You know, don't you, that such behavior is not exactly honorable?

Don't you think there may come a time for every attorney when he or she will have to do that moral choice and make that motion to recuse, maybe on your own behalf - and you will be in my position then?

Who will help you then?

You know, don't you, that everybody will be then sitting in the bushes afraid to speak in your defense, same as you are doing now with me?

Don't you think there would have to come a time to demand that the "rules of the game" be changed so that your oath can mean something real?

Don't you think there would have to come a time when people will start asking questions why this "honorable" legal profession is in fact so cowardly in failing to protect the public from judicial misconduct?

Don't you feel ashamed when you refer your clients, including paying clients, to me simply because you are cowards and do not have the guts to do your own job properly?

You should be.

But - of course, I cannot tell you how to live your lives.  If you want to live with your heads deeply in ... let's say, the sand ... it is your choice.  And a matter of your conscience.

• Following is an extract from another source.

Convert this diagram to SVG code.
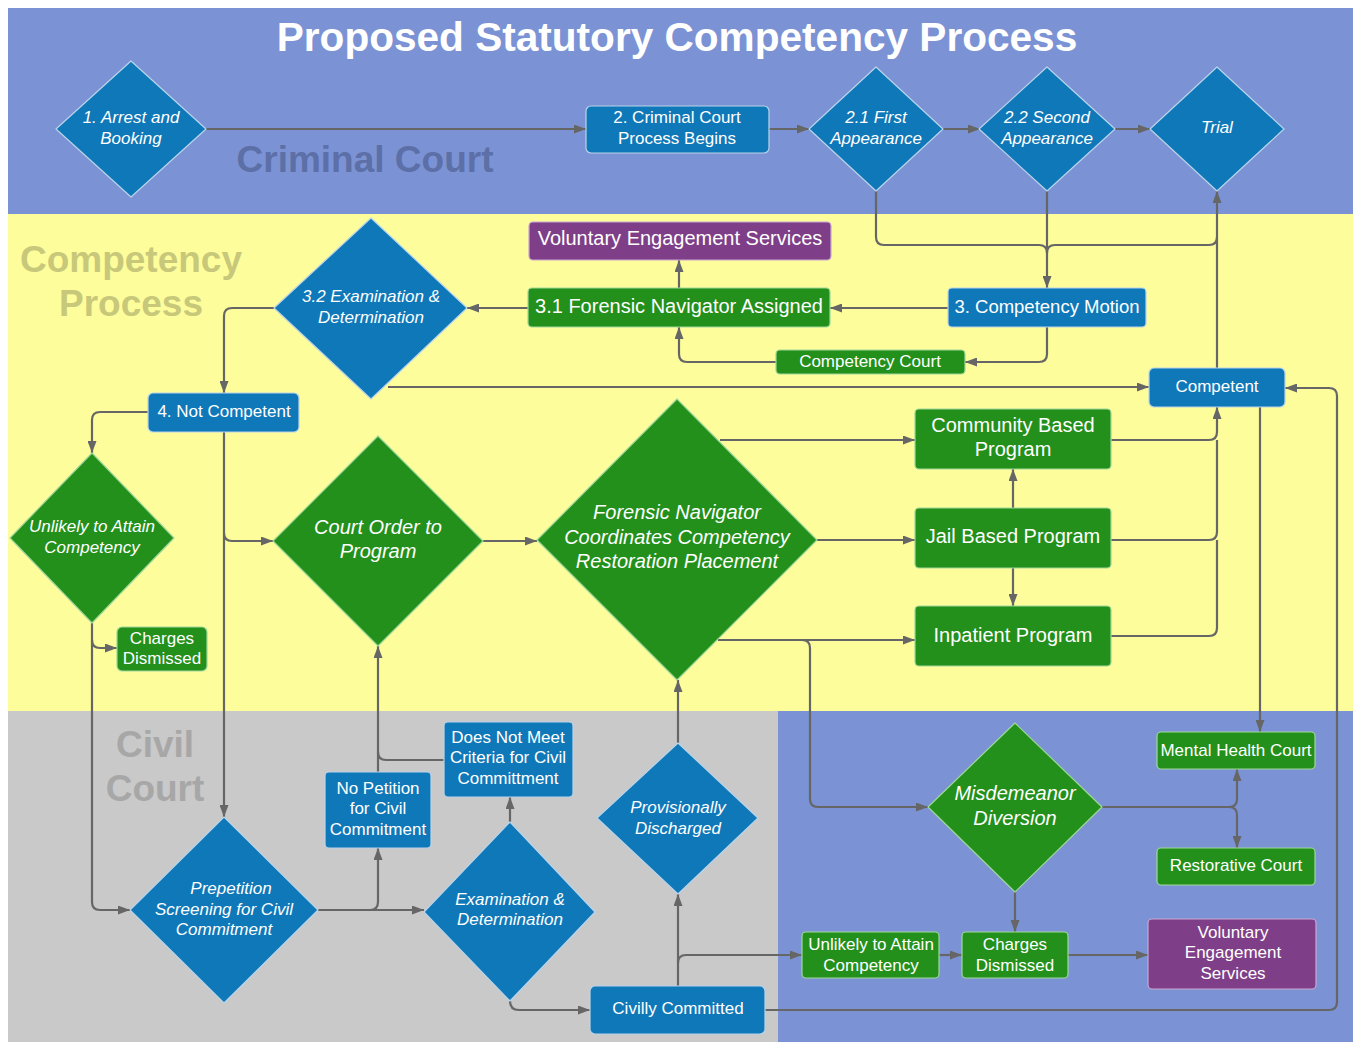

But - don't you think it would be actually more prudent, in the long run, to get together, make and implement and plan to clean up the corrupt and dirty stables of our state and federal judiciaries instead of pretending you are part of the honorable profession while you are brown-nosing judges you know to be incompetent, biased and sometimes openly corrupt?

It is better to clean up a festering wound when you see it than to allow it to turn into a gangrene that will make the system beyond redemption.

Remember my words when this filth - who knows - starts affecting your own life, not just the lives of your clients who you refuse to protect despite your duty to do so.

Your conscience, your life, your oath of office, your choice.